People must start thinking about global community to bridge the divide in exploiting opportunities of digitalisation, panel hears

Discussion at Moving from a Physical to a Digital Society, session 3 of the Business BSF, revolved around the principles needed in development of artificial intelligence as listed by Ms Nanna-Louise Wildfang Linde, Assistant General Counsel at Microsoft/CELA Central Eastern Europe from Denmark.

According to her, Microsoft has put forward six principles for AI solutions: they should be fair, reliable and safe, trustworthy, inclusive, responsible, and transparent.

Ms Wildfang Linde noted that there were many challenges as well as opportunities in using AI, but to “really use all the opportunities” people will have to trust it.

In addition to trusting AI, another challenge that remains unanswered at this point is how to “skill up our population and workforce for leveraging AI”. We must start getting together to address these challenges, she pointed out.

This was also taken up by Mr Boris Koprivnikar, Minister of Public Administration of the Republic of Slovenia, who believes that cooperation, internationality and interoperability of technologies are key in creating solutions that improve the quality of life.

Meanwhile, Mr Frank Barz, Head of Industrial Internet of Things at T-Systems International GmbH, noted that trust can also be built through appropriate communication of a solution.

For instance, “if I talk to a nurse in a hospital about a huge digitalisation project, she might fear losing her job. But if I tell her that we’re developing a supporting software … that will allow her to spend her time more effectively, she will support it”.

Moreover, Mr Samir Sharma, CEO of datazuum from United Kingdom, believes that “we’ve got to take some responsibility for ourselves and what we do with data, also for how we’re going to be shaping the ethical points and things like bias in algorithms.”

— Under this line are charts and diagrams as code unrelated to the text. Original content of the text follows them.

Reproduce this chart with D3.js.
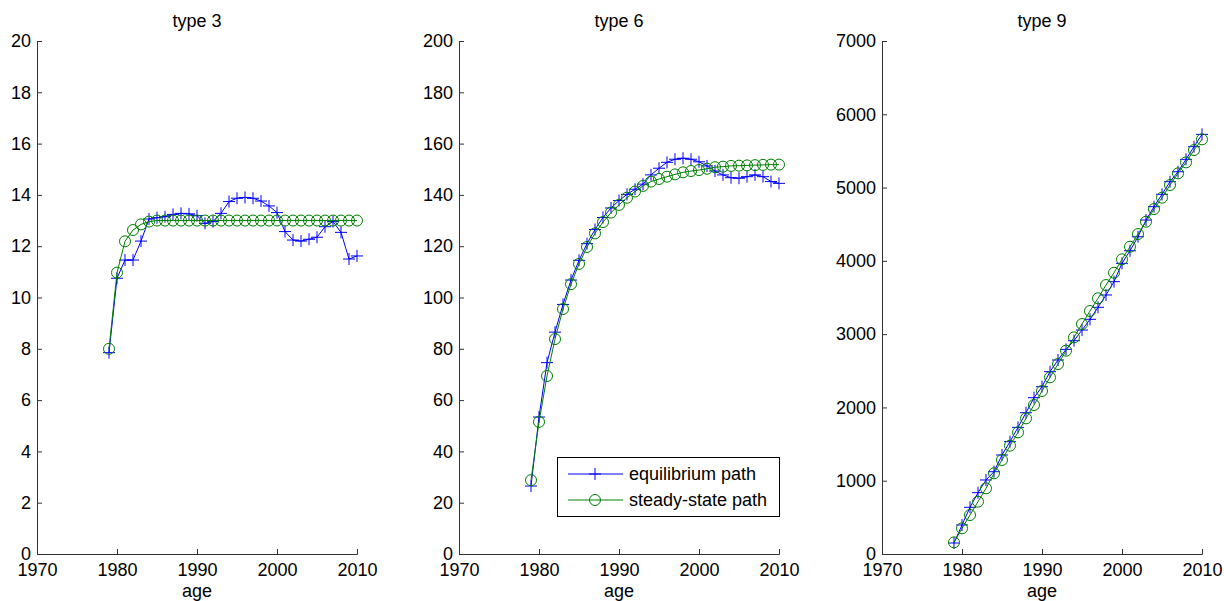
<!DOCTYPE html>
<html lang="en">
<head>
<meta charset="UTF-8">
<script src="https://d3js.org/d3.v7.min.js"></script>
<style>
  body { margin: 0; background: #fff; }
  text { font-family: "Liberation Sans", Arial, sans-serif; }
</style>
</head>
<body>
<div id="chart"></div>
<script>
// years on the x axis
var years = [1979, 1980, 1981, 1982, 1983, 1984, 1985, 1986, 1987, 1988, 1989,
             1990, 1991, 1992, 1993, 1994, 1995, 1996, 1997, 1998, 1999,
             2000, 2001, 2002, 2003, 2004, 2005, 2006, 2007, 2008, 2009, 2010];

// type 3
var eq3 = [7.85, 10.75, 11.46, 11.46, 12.2, 13.06, 13.11, 13.15, 13.24, 13.28, 13.26,
           13.19, 12.89, 12.96, 13.28, 13.74, 13.87, 13.9, 13.87, 13.76, 13.57,
           13.31, 12.57, 12.24, 12.2, 12.27, 12.35, 12.76, 12.96, 12.54, 11.5, 11.62];
var ss3 = [8.0, 10.97, 12.19, 12.63, 12.85, 12.96, 13, 13, 13, 13, 13,
           13, 13, 13, 13, 13, 13, 13, 13, 13, 13,
           13, 13, 13, 13, 13, 13, 13, 13, 13, 13, 13];

// type 6
var eq6 = [26.5, 53.4, 74.6, 86.5, 97.3, 106.8, 114.5, 121, 126.5, 131.2, 134.9,
           137.8, 140.2, 142.2, 144.2, 147.8, 150.4, 152.7, 153.9, 154.3, 153.9,
           152.9, 151.3, 149.3, 147.8, 146.7, 146.5, 147.1, 147.8, 147.1, 145.2, 144.5];
var ss6 = [28.8, 51.5, 69.4, 83.8, 95.5, 105.2, 113.1, 119.7, 125, 129.4, 133.1,
           136.1, 138.9, 141.3, 143.5, 145.2, 146.2, 147.1, 148, 148.8, 149.3,
           149.7, 150.2, 150.8, 151, 151.3, 151.4, 151.5, 151.6, 151.7, 151.8, 151.8];

// type 9
var eq9 = [150, 396, 637, 837, 1010, 1123, 1351, 1533, 1728, 1928, 2133,
           2283, 2488, 2647, 2792, 2911, 3056, 3202, 3366, 3534, 3716,
           3966, 4138, 4329, 4557, 4739, 4908, 5080, 5216, 5385, 5558, 5726];
var ss9 = [159, 350, 532, 714, 896, 1101, 1283, 1478, 1660, 1851, 2033,
           2224, 2411, 2592, 2774, 2956, 3138, 3316, 3489, 3670, 3838,
           4021, 4193, 4366, 4534, 4707, 4862, 5035, 5194, 5344, 5512, 5658];

var xTicks = [1970, 1980, 1990, 2000, 2010];
var panels = [
  { title: "type 3", eq: eq3, ss: ss3, ymax: 20,   yTicks: [0, 2, 4, 6, 8, 10, 12, 14, 16, 18, 20] },
  { title: "type 6", eq: eq6, ss: ss6, ymax: 200,  yTicks: [0, 20, 40, 60, 80, 100, 120, 140, 160, 180, 200] },
  { title: "type 9", eq: eq9, ss: ss9, ymax: 7000, yTicks: [0, 1000, 2000, 3000, 4000, 5000, 6000, 7000] }
];
var legendLabels = ["equilibrium path", "steady-state path"];

var W = 1224, H = 601;
var blue = "#0000ff", green = "#008000", axisColor = "#333";
var fontSize = "18px";
var panelLeft = [37, 459, 882], pw = 320, plotTop = 41, plotBottom = 554;

var svg = d3.select("#chart").append("svg").attr("width", W).attr("height", H);

function drawCross(g, pts, color) {
  g.selectAll("path.cross").data(pts).enter().append("path")
    .attr("class", "cross")
    .attr("d", function (d) { return "M" + (d[0] - 6) + "," + d[1] + "H" + (d[0] + 6) + "M" + d[0] + "," + (d[1] - 6) + "V" + (d[1] + 6); })
    .attr("stroke", color).attr("fill", "none").attr("stroke-width", 1);
}
function drawCircle(g, pts, color) {
  g.selectAll("circle.mk").data(pts).enter().append("circle")
    .attr("class", "mk")
    .attr("cx", function (d) { return d[0]; })
    .attr("cy", function (d) { return d[1]; })
    .attr("r", 5.5)
    .attr("stroke", color).attr("fill", "none").attr("stroke-width", 1);
}

panels.forEach(function (p, i) {
  var x = d3.scaleLinear().domain([1970, 2010]).range([panelLeft[i], panelLeft[i] + pw]);
  var y = d3.scaleLinear().domain([0, p.ymax]).range([plotBottom, plotTop]);
  var g = svg.append("g");

  // axes, ticks pointing inward
  var xa = g.append("g").attr("transform", "translate(0," + plotBottom + ")")
    .call(d3.axisBottom(x).tickValues(xTicks).tickFormat(d3.format("d")).tickSize(-5).tickPadding(9));
  var ya = g.append("g").attr("transform", "translate(" + panelLeft[i] + ",0)")
    .call(d3.axisLeft(y).tickValues(p.yTicks).tickFormat(d3.format("d")).tickSize(-5).tickPadding(6));
  [xa, ya].forEach(function (a) {
    a.selectAll("path,line").attr("stroke", axisColor);
    a.selectAll("text").attr("fill", "#000").style("font-size", fontSize)
      .style("font-family", "'Liberation Sans', Arial, sans-serif");
  });

  // title and x label
  g.append("text").attr("x", panelLeft[i] + pw / 2).attr("y", 27)
    .attr("text-anchor", "middle").style("font-size", fontSize).text(p.title);
  g.append("text").attr("x", panelLeft[i] + pw / 2).attr("y", 597)
    .attr("text-anchor", "middle").style("font-size", fontSize).text("age");

  var line = d3.line().x(function (d) { return d[0]; }).y(function (d) { return d[1]; });
  var eqPts = years.map(function (yr, k) { return [x(yr), y(p.eq[k])]; });
  var ssPts = years.map(function (yr, k) { return [x(yr), y(p.ss[k])]; });

  var gEq = g.append("g");
  gEq.append("path").attr("d", line(eqPts)).attr("stroke", blue).attr("fill", "none").attr("stroke-width", 1);
  drawCross(gEq, eqPts, blue);

  var gSs = g.append("g");
  gSs.append("path").attr("d", line(ssPts)).attr("stroke", green).attr("fill", "none").attr("stroke-width", 1);
  drawCircle(gSs, ssPts, green);

  // legend in the middle panel
  if (i === 1) {
    var lg = g.append("g");
    lg.append("rect").attr("x", 557.5).attr("y", 457.5).attr("width", 222).attr("height", 59)
      .attr("fill", "#fff").attr("stroke", "#000").attr("stroke-width", 1);
    [blue, green].forEach(function (c, k) {
      var ly = 474 + k * 26;
      lg.append("line").attr("x1", 568).attr("x2", 623).attr("y1", ly).attr("y2", ly)
        .attr("stroke", c).attr("stroke-width", 1);
      if (k === 0) drawCross(lg.append("g"), [[595, ly]], c);
      else drawCircle(lg.append("g"), [[595, ly]], c);
      lg.append("text").attr("x", 629).attr("y", ly).attr("dy", "0.35em")
        .style("font-size", fontSize).text(legendLabels[k]);
    });
  }
});
</script>
</body>
</html>
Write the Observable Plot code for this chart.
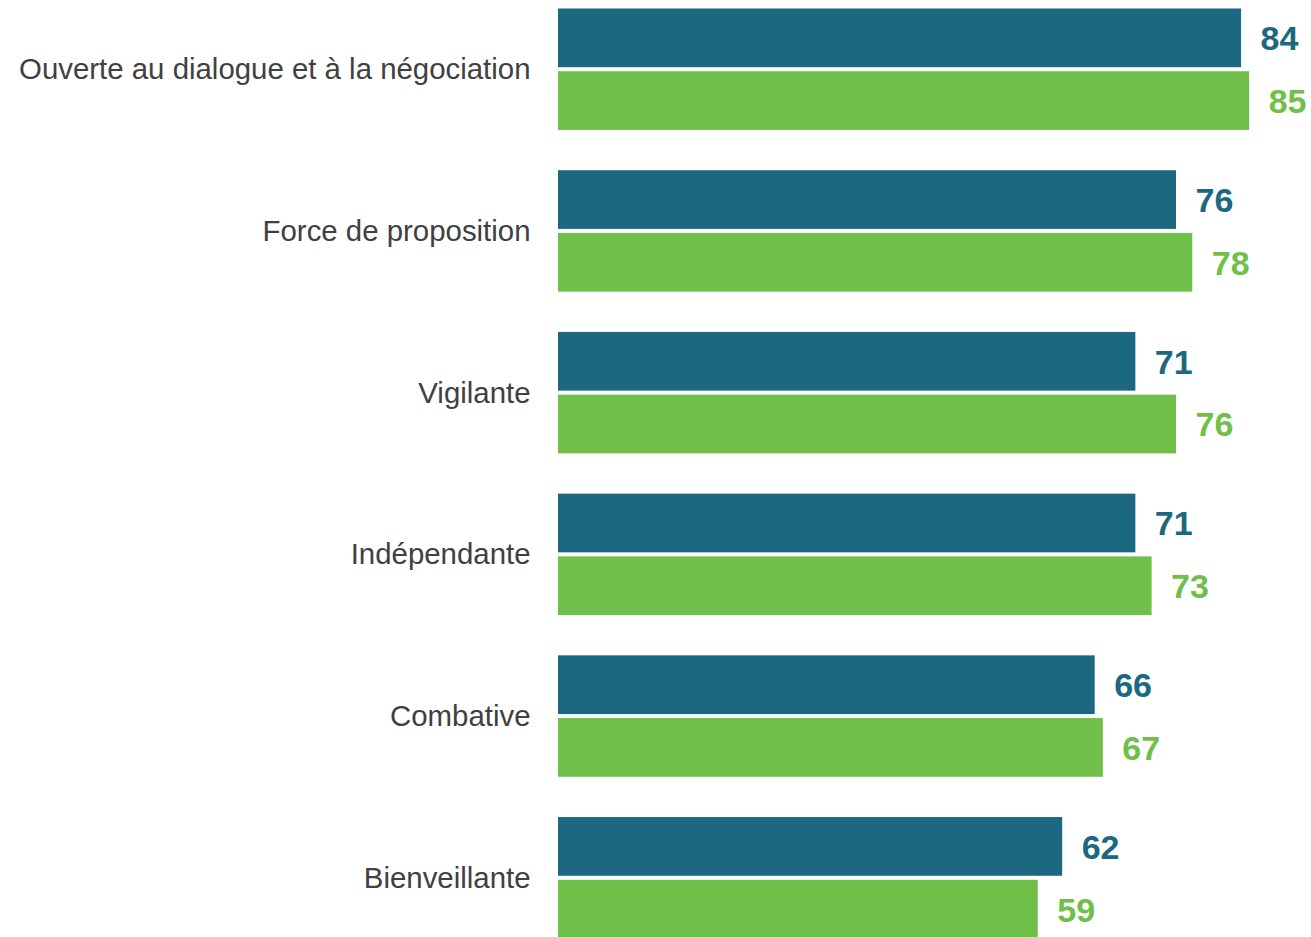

Taking up the issue of data, Mr William Entriken, Advisor to 0xcert and Independent Blockchain Developer from the United States, noted that “everything is public, intentionally or not”.

An advocate of blockchain technology, which is “public permanently”, he believes that it is better to start with “something that you know is going to be public”.

“By using blockchain you get more data that is public and transparent, and you authenticate it … I think government is going to be the leader in this, because it has transparency as a mandate,” he added.

As regards bridging the divide, the motto of this year’s BSF, the panellists agreed that, among other things, the internet should be a constitutional right to allow all people to enjoy the benefits of digitalisation.

According to Mr Sharma, “we must start thinking about people who do not have the infrastructure … We must start thinking about global community to not enlarge the divide, which is the way we’re going now”.